WHAT NEEDS TO BE DONE: Please transcribe the data that follows without the pictures, keeping every word the same.

SUPPLIED DATA:
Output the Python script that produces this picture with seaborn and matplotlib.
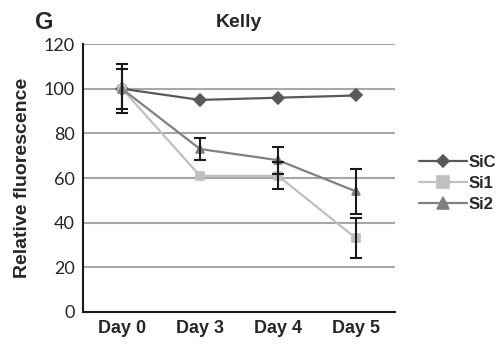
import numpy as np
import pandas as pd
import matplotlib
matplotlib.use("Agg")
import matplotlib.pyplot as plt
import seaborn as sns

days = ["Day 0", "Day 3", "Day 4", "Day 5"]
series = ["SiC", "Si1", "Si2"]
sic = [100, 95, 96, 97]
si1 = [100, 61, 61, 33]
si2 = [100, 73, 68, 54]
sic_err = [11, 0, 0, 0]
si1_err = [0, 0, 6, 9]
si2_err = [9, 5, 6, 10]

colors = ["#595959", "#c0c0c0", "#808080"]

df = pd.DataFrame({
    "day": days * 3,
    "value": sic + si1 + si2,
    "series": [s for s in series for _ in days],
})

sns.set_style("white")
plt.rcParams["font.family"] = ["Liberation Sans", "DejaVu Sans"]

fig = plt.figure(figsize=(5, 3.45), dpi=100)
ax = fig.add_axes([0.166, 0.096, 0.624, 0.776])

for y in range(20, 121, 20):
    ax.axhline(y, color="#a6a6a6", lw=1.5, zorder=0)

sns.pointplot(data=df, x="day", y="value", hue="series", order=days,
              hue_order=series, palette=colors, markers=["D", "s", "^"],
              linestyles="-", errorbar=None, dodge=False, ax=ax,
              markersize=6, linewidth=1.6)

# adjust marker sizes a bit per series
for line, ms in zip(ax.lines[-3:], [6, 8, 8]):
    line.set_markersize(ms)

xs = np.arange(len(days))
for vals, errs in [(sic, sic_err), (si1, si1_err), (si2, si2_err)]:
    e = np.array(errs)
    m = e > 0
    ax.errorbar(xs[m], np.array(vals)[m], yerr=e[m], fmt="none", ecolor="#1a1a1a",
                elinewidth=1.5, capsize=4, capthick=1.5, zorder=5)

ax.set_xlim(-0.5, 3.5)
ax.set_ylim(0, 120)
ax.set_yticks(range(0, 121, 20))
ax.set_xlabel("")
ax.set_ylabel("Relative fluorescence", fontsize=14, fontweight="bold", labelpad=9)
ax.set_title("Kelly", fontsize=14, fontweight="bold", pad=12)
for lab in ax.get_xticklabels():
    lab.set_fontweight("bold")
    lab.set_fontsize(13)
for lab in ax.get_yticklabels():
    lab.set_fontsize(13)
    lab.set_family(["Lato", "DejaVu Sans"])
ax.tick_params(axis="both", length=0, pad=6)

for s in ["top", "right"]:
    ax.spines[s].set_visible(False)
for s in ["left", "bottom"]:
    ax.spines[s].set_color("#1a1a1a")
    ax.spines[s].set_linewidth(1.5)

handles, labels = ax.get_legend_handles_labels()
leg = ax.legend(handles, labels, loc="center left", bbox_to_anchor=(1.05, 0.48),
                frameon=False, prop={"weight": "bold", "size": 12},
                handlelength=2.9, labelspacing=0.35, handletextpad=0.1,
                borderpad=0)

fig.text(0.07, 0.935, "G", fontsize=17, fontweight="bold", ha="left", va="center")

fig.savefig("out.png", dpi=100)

SOLUTION:
Output the Python script that produces this picture with seaborn and matplotlib.
import numpy as np
import pandas as pd
import matplotlib
matplotlib.use("Agg")
import matplotlib.pyplot as plt
import seaborn as sns

days = ["Day 0", "Day 3", "Day 4", "Day 5"]
series = ["SiC", "Si1", "Si2"]
sic = [100, 95, 96, 97]
si1 = [100, 61, 61, 33]
si2 = [100, 73, 68, 54]
sic_err = [11, 0, 0, 0]
si1_err = [0, 0, 6, 9]
si2_err = [9, 5, 6, 10]

colors = ["#595959", "#c0c0c0", "#808080"]

df = pd.DataFrame({
    "day": days * 3,
    "value": sic + si1 + si2,
    "series": [s for s in series for _ in days],
})

sns.set_style("white")
plt.rcParams["font.family"] = ["Liberation Sans", "DejaVu Sans"]

fig = plt.figure(figsize=(5, 3.45), dpi=100)
ax = fig.add_axes([0.166, 0.096, 0.624, 0.776])

for y in range(20, 121, 20):
    ax.axhline(y, color="#a6a6a6", lw=1.5, zorder=0)

sns.pointplot(data=df, x="day", y="value", hue="series", order=days,
              hue_order=series, palette=colors, markers=["D", "s", "^"],
              linestyles="-", errorbar=None, dodge=False, ax=ax,
              markersize=6, linewidth=1.6)

# adjust marker sizes a bit per series
for line, ms in zip(ax.lines[-3:], [6, 8, 8]):
    line.set_markersize(ms)

xs = np.arange(len(days))
for vals, errs in [(sic, sic_err), (si1, si1_err), (si2, si2_err)]:
    e = np.array(errs)
    m = e > 0
    ax.errorbar(xs[m], np.array(vals)[m], yerr=e[m], fmt="none", ecolor="#1a1a1a",
                elinewidth=1.5, capsize=4, capthick=1.5, zorder=5)

ax.set_xlim(-0.5, 3.5)
ax.set_ylim(0, 120)
ax.set_yticks(range(0, 121, 20))
ax.set_xlabel("")
ax.set_ylabel("Relative fluorescence", fontsize=14, fontweight="bold", labelpad=9)
ax.set_title("Kelly", fontsize=14, fontweight="bold", pad=12)
for lab in ax.get_xticklabels():
    lab.set_fontweight("bold")
    lab.set_fontsize(13)
for lab in ax.get_yticklabels():
    lab.set_fontsize(13)
    lab.set_family(["Lato", "DejaVu Sans"])
ax.tick_params(axis="both", length=0, pad=6)

for s in ["top", "right"]:
    ax.spines[s].set_visible(False)
for s in ["left", "bottom"]:
    ax.spines[s].set_color("#1a1a1a")
    ax.spines[s].set_linewidth(1.5)

handles, labels = ax.get_legend_handles_labels()
leg = ax.legend(handles, labels, loc="center left", bbox_to_anchor=(1.05, 0.48),
                frameon=False, prop={"weight": "bold", "size": 12},
                handlelength=2.9, labelspacing=0.35, handletextpad=0.1,
                borderpad=0)

fig.text(0.07, 0.935, "G", fontsize=17, fontweight="bold", ha="left", va="center")

fig.savefig("out.png", dpi=100)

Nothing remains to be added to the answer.